Tomar distancia es clave para cualquier análisis. Más aún cuando tu día a día te acerca en demasía al objeto de estudio.
En mi caso, estas últimas semanas he tenido ocasión de tomar distancia de mi ciudad por diferentes motivos. Me casé en Sanlúcar de Barrameda, pasé unos días en Kenya, otros en Tanzania, y para terminar tuve ocasión de realizar una ponencia en la Cumbre Mundial de Comunicación Política que se celebraba en Buenos Aires.
La desconexión fue de más a menos. Evidentemente los días posteriores a la boda el nivel de desconexión fue total. También los primeros días en Kenya. Pero al poco, conectar con Barcelona sucedió prácticamente sin querer.
Estoy convencido de que todos hemos vivido múltiples anécdotas tras aquello de “¿y de dónde eres? De Barcelona”. A partir de ese momento la conversación suele girar en torno a nuestra ciudad. No es lo mismo cuando dices que eres de cualquier otro sitio. Barcelona genera debate. Y en muchos casos, genera recuerdos. Y eso es importante.
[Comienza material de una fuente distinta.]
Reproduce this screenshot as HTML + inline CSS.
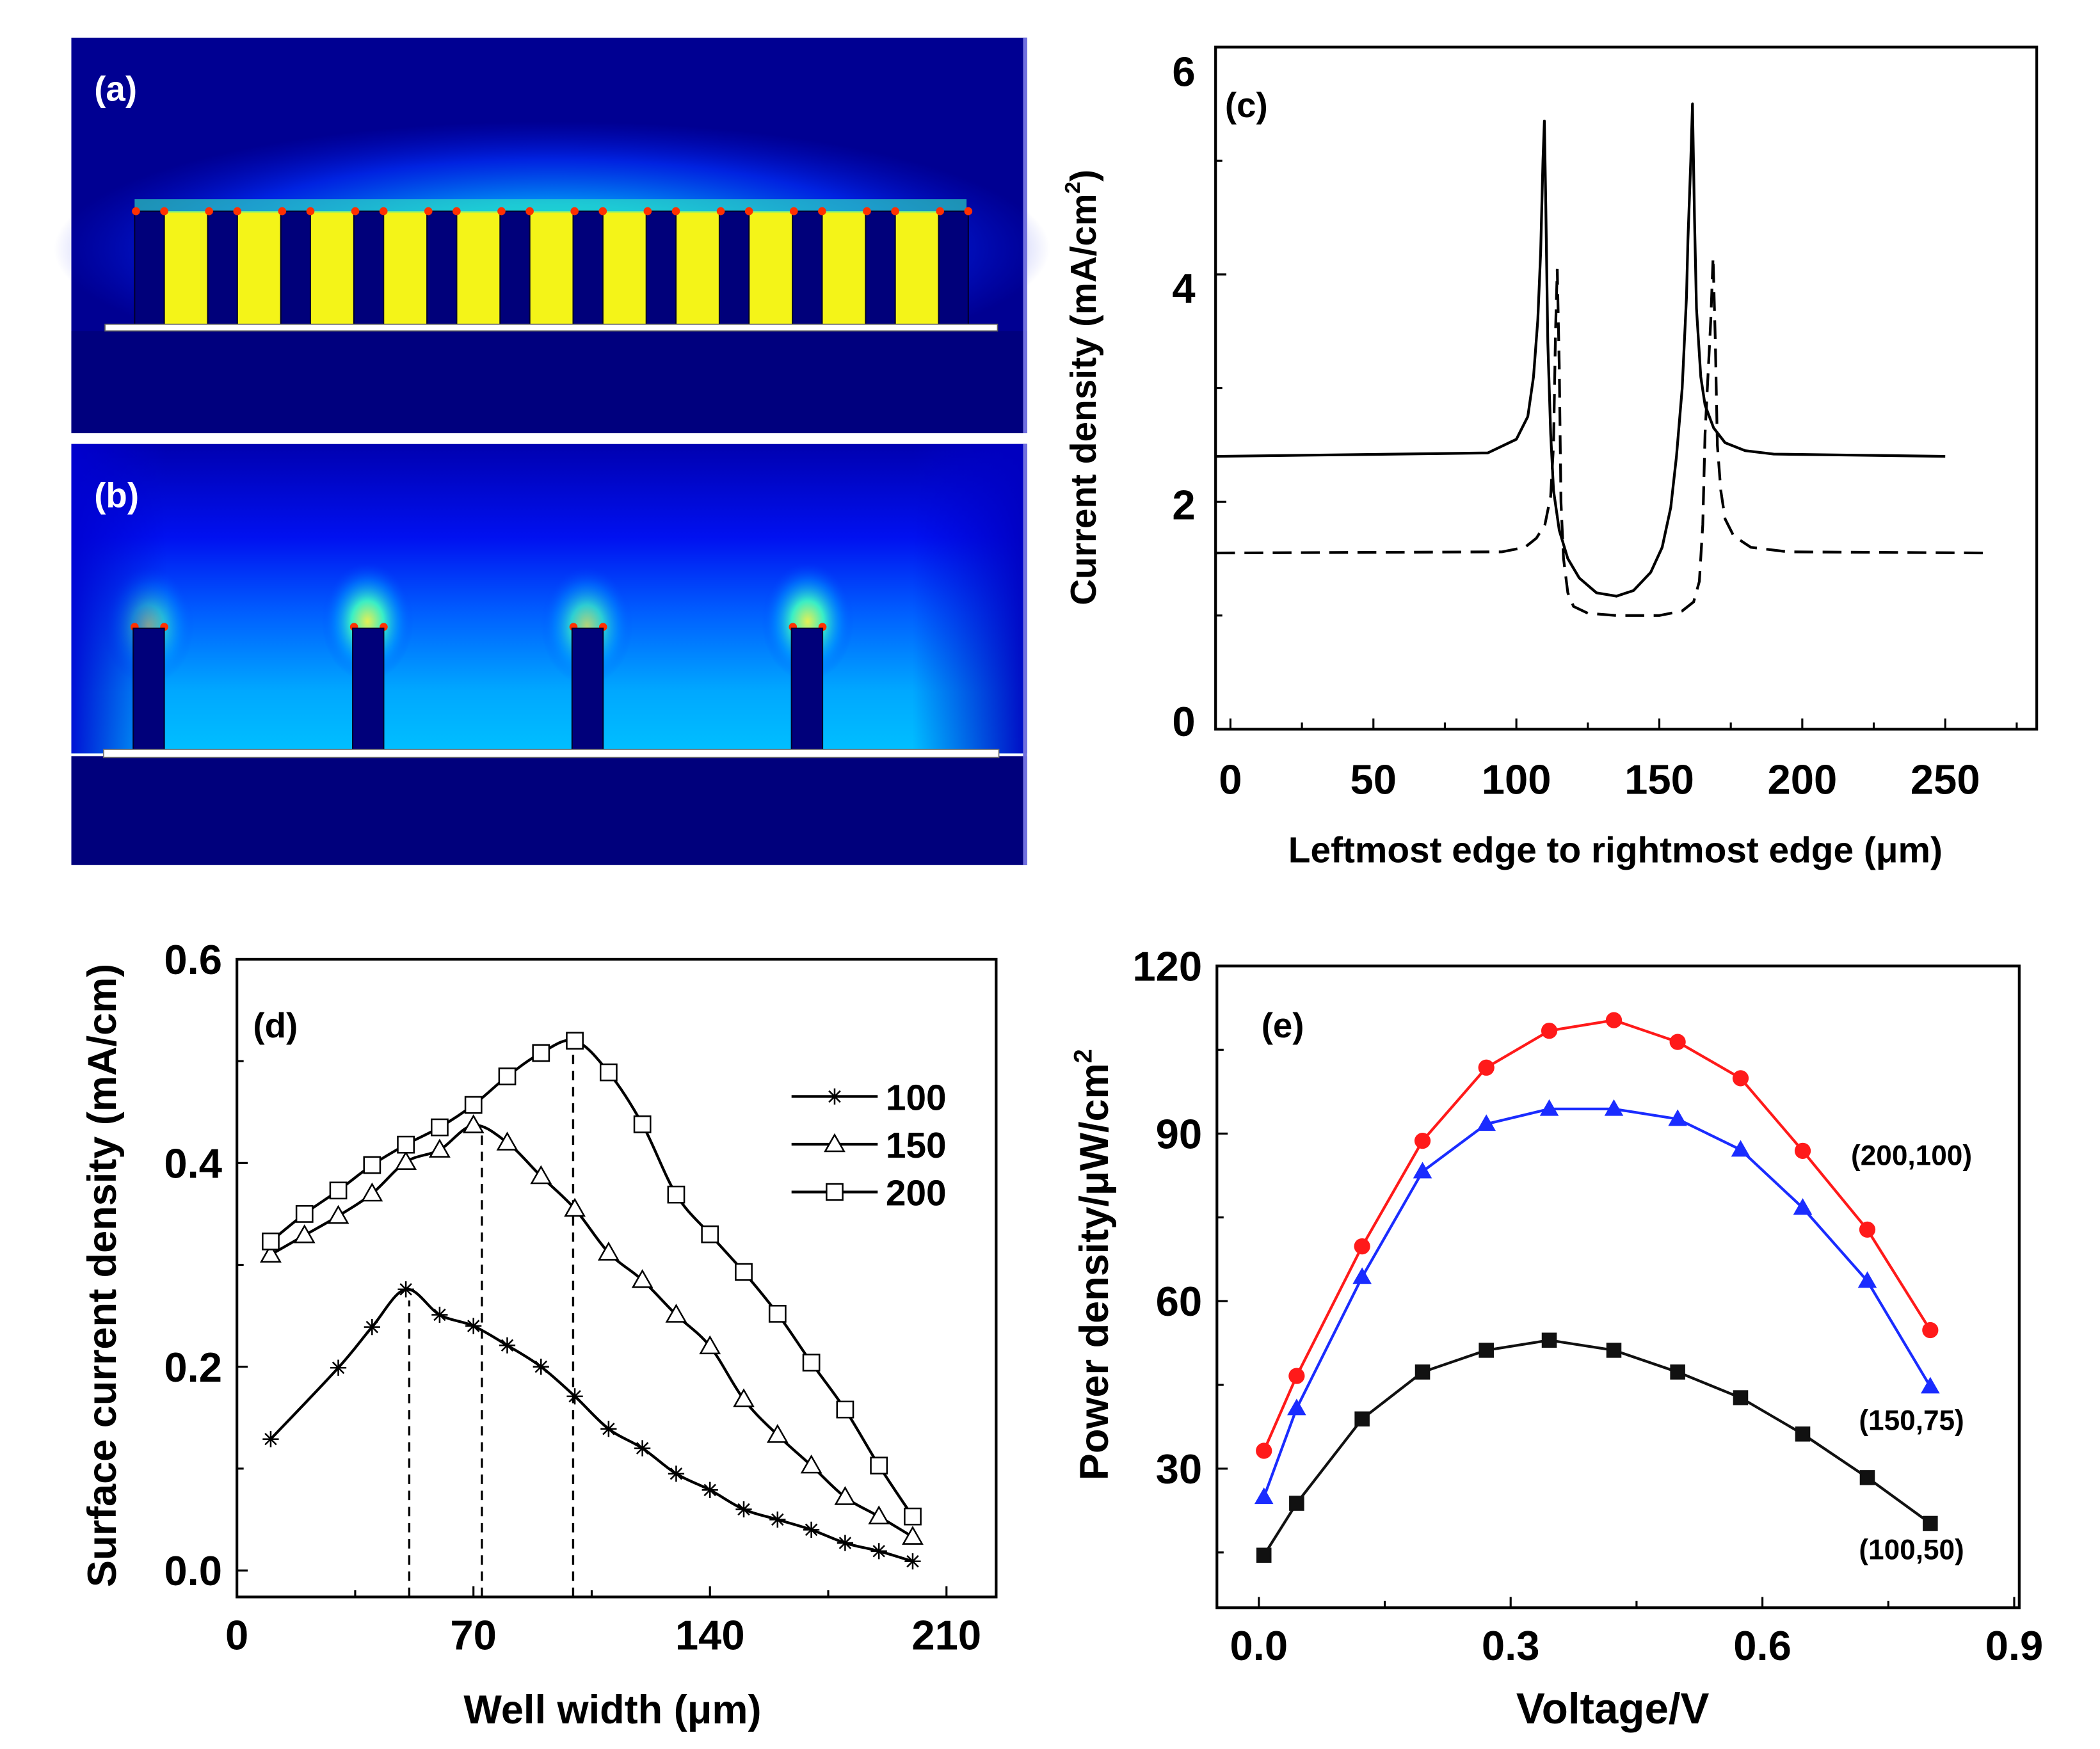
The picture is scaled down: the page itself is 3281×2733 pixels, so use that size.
<!DOCTYPE html>
<html><head><meta charset="utf-8"><style>
html,body{margin:0;padding:0;background:#fff;}
svg{display:block;}
text{font-family:"Liberation Sans",Arial,sans-serif;font-weight:bold;}
</style></head><body>
<svg id="fig" xmlns="http://www.w3.org/2000/svg" width="3281" height="2733" viewBox="0 0 1560 1300" preserveAspectRatio="none">
<defs>
<radialGradient id="glowA" cx="0.5" cy="0.5" r="0.5">
<stop offset="0" stop-color="#00ffe0"/><stop offset="0.35" stop-color="#00a0ff"/><stop offset="0.7" stop-color="#0030ff" stop-opacity="0.8"/><stop offset="1" stop-color="#0010e0" stop-opacity="0"/>
</radialGradient>
<linearGradient id="gB" x1="0" y1="0" x2="0" y2="1">
<stop offset="0" stop-color="#0000b0"/><stop offset="0.3" stop-color="#0010f0"/><stop offset="0.55" stop-color="#0060ff"/><stop offset="0.8" stop-color="#00a8ff"/><stop offset="1" stop-color="#00c0ff"/>
</linearGradient>
<linearGradient id="gBside" x1="0" y1="0" x2="1" y2="0">
<stop offset="0" stop-color="#0000d0" stop-opacity="0.9"/><stop offset="0.1" stop-color="#0000d0" stop-opacity="0"/><stop offset="0.88" stop-color="#0000d0" stop-opacity="0"/><stop offset="1" stop-color="#0000c0" stop-opacity="0.95"/>
</linearGradient>
<radialGradient id="glow"><stop offset="0" stop-color="#ffff40"/><stop offset="0.35" stop-color="#40ffc0"/><stop offset="0.7" stop-color="#00a0ff" stop-opacity="0.5"/><stop offset="1" stop-color="#0040ff" stop-opacity="0"/></radialGradient>
</defs>
</svg>
<script>
const NS="http://www.w3.org/2000/svg";
const svg=document.getElementById('fig');
// ---------- Panel (c) data ----------
const cSolidX=[-5,90,100,104,106,107.5,108.5,109.3,109.8,110.3,111,112,113,115,118,122,128,135,141,147,151,154,156,158,159.5,160,161,161.6,162.3,163,164.5,166,169,173,180,190,250];
const cSolidY=[2.4,2.43,2.55,2.75,3.1,3.6,4.2,5.0,5.35,4.6,3.4,2.6,2.1,1.75,1.5,1.33,1.2,1.17,1.22,1.38,1.6,1.95,2.4,3.0,3.8,4.3,5.0,5.5,4.5,3.7,3.1,2.85,2.65,2.52,2.45,2.42,2.4];
const cDashX=[-5,95,103,107,110,112,113,113.7,114.3,115,115.6,116.5,118,120,125,135,150,158,162,164,165.2,166,167,168,168.8,169.6,170.3,171.5,173,176,182,195,265];
const cDashY=[1.55,1.56,1.6,1.68,1.8,2.05,2.5,3.5,4.05,3.2,2.0,1.5,1.2,1.08,1.02,1.0,1.0,1.04,1.12,1.3,1.8,2.6,3.1,3.6,4.15,3.4,2.5,2.1,1.85,1.7,1.6,1.56,1.55];
const cXTicks=[0,50,100,150,200,250];
const cYTicks=[0,2,4,6];
// ---------- Panel (d) data ----------
const dX=[10,20,30,40,50,60,70,80,90,100,110,120,130,140,150,160,170,180,190,200];
const d100X=[10,30,40,50,60,70,80,90,100,110,120,130,140,150,160,170,180,190,200];
const d100=[0.129,0.199,0.239,0.276,0.251,0.24,0.221,0.2,0.171,0.139,0.12,0.095,0.079,0.06,0.05,0.04,0.027,0.019,0.009];
const d150=[0.31,0.329,0.348,0.37,0.401,0.413,0.437,0.42,0.387,0.355,0.312,0.285,0.251,0.22,0.168,0.133,0.103,0.072,0.053,0.033];
const d200=[0.323,0.35,0.373,0.398,0.418,0.435,0.457,0.485,0.508,0.52,0.489,0.438,0.369,0.33,0.293,0.252,0.204,0.158,0.103,0.053];
const dPeakX=[51,72.5,99.5];
const dPeakY=[0.265,0.43,0.52];
const dXTicks=[0,70,140,210];
const dYTicks=[0.0,0.2,0.4,0.6];
const dYTickLabels=["0.0","0.2","0.4","0.6"];
const dLegend=["100","150","200"];
// ---------- Panel (e) data ----------
const eV=[0.006,0.045,0.123,0.195,0.271,0.346,0.423,0.499,0.574,0.648,0.725,0.8];
const eRed=[33.2,46.6,69.8,88.7,101.8,108.4,110.3,106.4,99.9,86.9,72.8,54.8];
const eBlue=[24.9,40.8,64.3,83.2,91.7,94.4,94.4,92.6,87.1,76.7,63.6,44.7];
const eBlack=[14.5,23.8,38.9,47.3,51.2,53.0,51.2,47.3,42.7,36.2,28.4,20.2];
const eXTicks=[0,0.3,0.6,0.9];
const eXTickLabels=["0.0","0.3","0.6","0.9"];
const eYTicks=[30,60,90,120];
const eLabels=["(200,100)","(150,75)","(100,50)"];

function el(tag,attrs,parent){const e=document.createElementNS(NS,tag);for(const k in attrs)e.setAttribute(k,attrs[k]);(parent||svg).appendChild(e);return e;}
function txt(s,x,y,size,parent,anchor,extra){const t=el('text',Object.assign({x:x,y:y,'font-size':size,'text-anchor':anchor||'middle',fill:'#000'},extra||{}),parent);t.textContent=s;return t;}

// ---------- Panel (a) ----------
const gA=el('g',{});


el('rect',{x:53,y:28,width:710,height:294,fill:'#000092'},gA);
el('ellipse',{cx:410,cy:185,rx:370,ry:95,fill:'url(#glowA)',opacity:0.9},gA);
el('rect',{x:53,y:246,width:710,height:76,fill:'#00007e'},gA);
el('rect',{x:760,y:28,width:3,height:294,fill:'#7070e0'},gA);
el('rect',{x:100,y:157,width:618,height:87,fill:'#f4f418'},gA);
el('rect',{x:100,y:148,width:618,height:10,fill:'#30f0c0',opacity:0.6},gA);
for(let i=0;i<12;i++){
  const x=100+i*54.3;
  el('rect',{x:x,y:157,width:22,height:87,fill:'#00007a',stroke:'#000030','stroke-width':1},gA);
  el('circle',{cx:x+1,cy:157,r:3,fill:'#ff3000'},gA);
  el('circle',{cx:x+22,cy:157,r:3,fill:'#ff3000'},gA);
}
el('rect',{x:78,y:241,width:663,height:5,fill:'#ffffff',stroke:'#606060','stroke-width':0.8},gA);
const la=txt('(a)',70,75,26,gA,'start',{fill:'#fff'});



// ---------- Panel (b) ----------
const gB=el('g',{});


el('rect',{x:53,y:330,width:710,height:230,fill:'url(#gB)'},gB);
[[110,465,0.6],[273,462,0.9],[436,465,0.7],[600,462,0.9]].forEach(p=>{
  el('ellipse',{cx:p[0],cy:p[1],rx:34,ry:44,fill:'url(#glow)',opacity:p[2]},gB);
});
el('rect',{x:53,y:330,width:710,height:230,fill:'url(#gBside)'},gB);
el('rect',{x:53,y:562,width:710,height:81,fill:'#00007c'},gB);
el('rect',{x:760,y:330,width:3,height:313,fill:'#7070e0'},gB);
[99,262,425,588].forEach(x=>{
  el('circle',{cx:x+1,cy:466,r:3,fill:'#ff3000'},gB);
  el('circle',{cx:x+23,cy:466,r:3,fill:'#ff3000'},gB);
  el('rect',{x:x,y:467,width:23,height:91,fill:'#00007a',stroke:'#000030','stroke-width':1},gB);
});
el('rect',{x:77,y:557,width:665,height:6,fill:'#ffffff',stroke:'#707070','stroke-width':0.8},gB);
const lb=txt('(b)',70,377,26,gB,'start',{fill:'#fff'});



// ---------- Panel (c) ----------
const C={l:903,r:1513,t:35,b:542,x0:-5.2,x1:282,y0:0,y1:6};
const cx=v=>C.l+(v-C.x0)/(C.x1-C.x0)*(C.r-C.l);
const cy=v=>C.b-(v-C.y0)/(C.y1-C.y0)*(C.b-C.t);
const gC=el('g',{});


el('rect',{x:C.l,y:C.t,width:C.r-C.l,height:C.b-C.t,fill:'none',stroke:'#000','stroke-width':2},gC);
for(let v=0;v<=275;v+=25){const X=cx(v);el('line',{x1:X,y1:C.b,x2:X,y2:C.b-(v%50===0?8:5),stroke:'#000','stroke-width':1.5},gC);}
for(let v=0;v<=6;v+=1){const Y=cy(v);el('line',{x1:C.l,y1:Y,x2:C.l+(v%2===0?8:5),y2:Y,stroke:'#000','stroke-width':1.5},gC);}
cXTicks.forEach(v=>{const t=txt(String(v),cx(v),590,31,gC);});
cYTicks.forEach(v=>{const t=txt(String(v),888,64+(6-v)/6*483,31,gC,'end');});
const cSolid=el('polyline',{points:cSolidX.map((x,i)=>cx(x)+','+cy(cSolidY[i])).join(' '),fill:'none',stroke:'#000','stroke-width':2,'stroke-linejoin':'round'},gC);


const cDash=el('polyline',{points:cDashX.map((x,i)=>cx(x)+','+cy(cDashY[i])).join(' '),fill:'none',stroke:'#000','stroke-width':2,'stroke-dasharray':'14,7'},gC);


const lc=txt('(c)',910,87,26,gC,'start');


const cxt=txt('Leftmost edge to rightmost edge (μm)',1200,641,27,gC);


const cyt=el('text',{x:0,y:0,'font-size':27,'text-anchor':'middle',transform:'translate(814,288) rotate(-90)'},gC);
cyt.innerHTML='Current density (mA/cm<tspan font-size="16" dy="-12">2</tspan><tspan dy="12">)</tspan>';



// ---------- Panel (d) ----------
const D={l:176,r:740,t:713,b:1187,x0:0,x1:224.7,y0:-0.026,y1:0.6};
const dx=v=>D.l+(v-D.x0)/(D.x1-D.x0)*(D.r-D.l);
const dy=v=>D.b-(v-D.y0)/(D.y1-D.y0)*(D.b-D.t);
const gD=el('g',{});


el('rect',{x:D.l,y:D.t,width:D.r-D.l,height:D.b-D.t,fill:'none',stroke:'#000','stroke-width':2},gD);
for(let v=0;v<=210;v+=35){const X=dx(v);el('line',{x1:X,y1:D.b,x2:X,y2:D.b-(v%70===0?8:5),stroke:'#000','stroke-width':1.5},gD);}
for(let k=0;k<=6;k++){const Y=dy(k/10);el('line',{x1:D.l,y1:Y,x2:D.l+(k%2===0?8:5),y2:Y,stroke:'#000','stroke-width':1.5},gD);}
dXTicks.forEach(v=>{const t=txt(String(v),dx(v),1226,31,gD);});
dYTicks.forEach((v,i)=>{const t=txt(dYTickLabels[i],165,dy(v)+11,31,gD,'end');});
dPeakX.forEach((x,i)=>{const l=el('line',{x1:dx(x),y1:D.b,x2:dx(x),y2:dy(dPeakY[i]),stroke:'#000','stroke-width':1.6,'stroke-dasharray':'7,5'},gD);});
function smoothPath(pts){let d='M'+pts[0][0]+','+pts[0][1];for(let i=0;i<pts.length-1;i++){const p0=pts[Math.max(0,i-1)],p1=pts[i],p2=pts[i+1],p3=pts[Math.min(pts.length-1,i+2)];const c1=[p1[0]+(p2[0]-p0[0])/6,p1[1]+(p2[1]-p0[1])/6],c2=[p2[0]-(p3[0]-p1[0])/6,p2[1]-(p3[1]-p1[1])/6];d+=' C'+c1+' '+c2+' '+p2;}return d;}
function marker(type,X,Y,g,color,size){
  if(type==='star'){const s=size||6;el('path',{d:`M${X-s},${Y}H${X+s}M${X},${Y-s}V${Y+s}M${X-s*0.7},${Y-s*0.7}L${X+s*0.7},${Y+s*0.7}M${X-s*0.7},${Y+s*0.7}L${X+s*0.7},${Y-s*0.7}`,stroke:'#000','stroke-width':1.2,fill:'none'},g);}
  else if(type==='tri'){const s=size||7;el('polygon',{points:`${X},${Y-s} ${X-s},${Y+s*0.75} ${X+s},${Y+s*0.75}`,fill:color||'#fff',stroke:color||'#000','stroke-width':1.2},g);}
  else if(type==='sq'){const s=size||6;el('rect',{x:X-s,y:Y-s,width:2*s,height:2*s,fill:color||'#fff',stroke:color||'#000','stroke-width':1.2},g);}
  else if(type==='circ'){el('circle',{cx:X,cy:Y,r:size||5,fill:color},g);}
}
[[d100X,d100,'star','100'],[dX,d150,'tri','150'],[dX,d200,'sq','200']].forEach(s=>{
  const g=el('g',{},gD);
  
  
  el('path',{d:smoothPath(s[0].map((x,i)=>[dx(x),dy(s[1][i])])),fill:'none',stroke:'#000','stroke-width':2},g);
  s[0].forEach((x,i)=>marker(s[2],dx(x),dy(s[1][i]),g));
});
const legD=el('g',{},gD);


['star','tri','sq'].forEach((m,i)=>{
  const Y=815+i*35.5;
  el('line',{x1:588,y1:Y,x2:652,y2:Y,stroke:'#000','stroke-width':2},legD);
  marker(m,620,Y,legD);
  const t=txt(dLegend[i],658,Y+10,27,legD,'start',{'font-weight':'normal'});
  
  
});
const ld=txt('(d)',188,771,26,gD,'start');


const dxt=txt('Well width (μm)',455,1281,30,gD);


const dyt=txt('Surface current density (mA/cm)',0,0,30,gD,'middle',{transform:'translate(86,948) rotate(-90)'});



// ---------- Panel (e) ----------
const E={l:904,r:1500,t:718,b:1195,x0:-0.05,x1:0.906,y0:5.1,y1:120};
const ex=v=>E.l+(v-E.x0)/(E.x1-E.x0)*(E.r-E.l);
const ey=v=>E.b-(v-E.y0)/(E.y1-E.y0)*(E.b-E.t);
const gE=el('g',{});


el('rect',{x:E.l,y:E.t,width:E.r-E.l,height:E.b-E.t,fill:'none',stroke:'#000','stroke-width':2},gE);
for(let k=0;k<=6;k++){const X=ex(k*0.15);el('line',{x1:X,y1:E.b,x2:X,y2:E.b-(k%2===0?8:5),stroke:'#000','stroke-width':1.5},gE);}
for(let v=15;v<=120;v+=15){const Y=ey(v);el('line',{x1:E.l,y1:Y,x2:E.l+(v%30===0?8:5),y2:Y,stroke:'#000','stroke-width':1.5},gE);}
eXTicks.forEach((v,i)=>{const t=txt(eXTickLabels[i],ex(v),1234,31,gE);});
eYTicks.forEach(v=>{const t=txt(String(v),893,ey(v)+11,31,gE,'end');});
[[eRed,'#ff1a1a','circ','red'],[eBlue,'#1a2cff','tri','blue'],[eBlack,'#111','sq','black']].forEach(s=>{
  const g=el('g',{},gE);
  
  
  el('polyline',{points:eV.map((v,i)=>ex(v)+','+ey(s[0][i])).join(' '),fill:'none',stroke:s[1],'stroke-width':2},g);
  eV.forEach((v,i)=>marker(s[2],ex(v),ey(s[0][i]),g,s[1],s[2]==='sq'?5:6));
});
[[1420,866],[1420,1063],[1420,1159]].forEach((p,i)=>{const t=txt(eLabels[i],p[0],p[1],21,gE);});
const le=txt('(e)',937,771,26,gE,'start');


const ext=txt('Voltage/V',1198,1281,32,gE);


const eyt=el('text',{x:0,y:0,'font-size':30,'text-anchor':'middle',transform:'translate(823,940) rotate(-90)'},gE);
eyt.innerHTML='Power density/μW/cm<tspan font-size="19" dy="-12">2</tspan>';


</script>
</body></html>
Están los que te dicen que estuvieron en Barcelona hace años y que es una ciudad que adoran. Nos ha pasado con gente de todas partes. Están también los que de entrada te hablan de fútbol. En Kenia era un constante, les encanta el fútbol. Pero también están los que rápidamente te vinculan la ciudad a las noticias políticas de los últimos años.
Recuerdo que hace unos años, en pleno procés, cuando marchabas fuera del país muchos te preguntaban con cierta preocupación por la situación que se vivía en Cataluña y específicamente en Barcelona. Las imágenes vividas estos últimos años han condicionado la percepción internacional de nuestra ciudad. De eso no hay duda. Era imposible que la imagen de ciudad no se manchase. Los partidos independentistas tenían claro que uno de sus objetivos principales era, tal como ellos decían, “internacionalizar el conflicto”. Y lo consiguieron.
No es casualidad que el Presidente de la Generalitat cada vez que sale de España dedique más tiempo a hablar del supuesto caso de espionaje a diferentes personalidades independentistas que a trabajar para conseguir oportunidades para los catalanes. Parte de su éxito pasaba por el supuesto apoyo internacional. Y para conseguirlo, necesitaban contar su visión de la historia. Afortunadamente durante estos últimos viajes he percibido una preocupación muy distinta al hablar de Barcelona. Y lo he percibido así al hablar con todo tipo de personas. Desde las charlas con público informado (véanse las conversaciones con asistentes o ponentes de la Cumbre Mundial de Comunicación Política) pasando por las conversaciones con amables guías kenianos o hasta desenfadadas conversaciones con despreocupados vendedores ambulantes de Zanzíbar.
He podido constatar dos cosas. La primera. Barcelona sigue llamando la atención. No ha habido vez que haya citado la ciudad y no haya generado interés. De hecho, la conferencia que di en la Cumbre de Buenos Aires se titulaba “Barcelona: palanca contra el populismo”, y fueron muchos los que asistieron atraídos tras ver el nombre de Barcelona en el título de la charla. La segunda. En Barcelona se abre una nueva etapa, y consciente o inconscientemente, el mundo empieza a percibirlo. Y es que cuando decía antes que he percibido una preocupación muy distinta que en viajes anteriores me refería a esto. Antes la gente preguntaba preocupada por el desenlace de un procés que había sido capaz de mostrar al mundo la cara más dura del nacionalismo. Hoy, cuando te preguntan, te preguntan por cómo acabó aquello que vieron hace unos años en televisión.
El tiempo del procés ha terminado. También en Barcelona. Iniciamos un nuevo ciclo que nada tiene que ver con las métricas en las que nos hemos movido los últimos años. Empieza un nuevo tiempo en que el debate volverá a ser el de cómo queremos gobernar la ciudad de Barcelona. Y las causas que se alejen de eso no tendrán ningún sentido. De hecho ya no las tienen. Por eso estamos viendo todo el circo que se está viviendo estos meses en Barcelona y en Cataluña. La desestabilización propia de un cambio de ciclo. Momento por cierto en que sólo sobreviven aquellos proyectos que son verdaderamente sólidos y útiles para los ciudadanos y ciudadanas.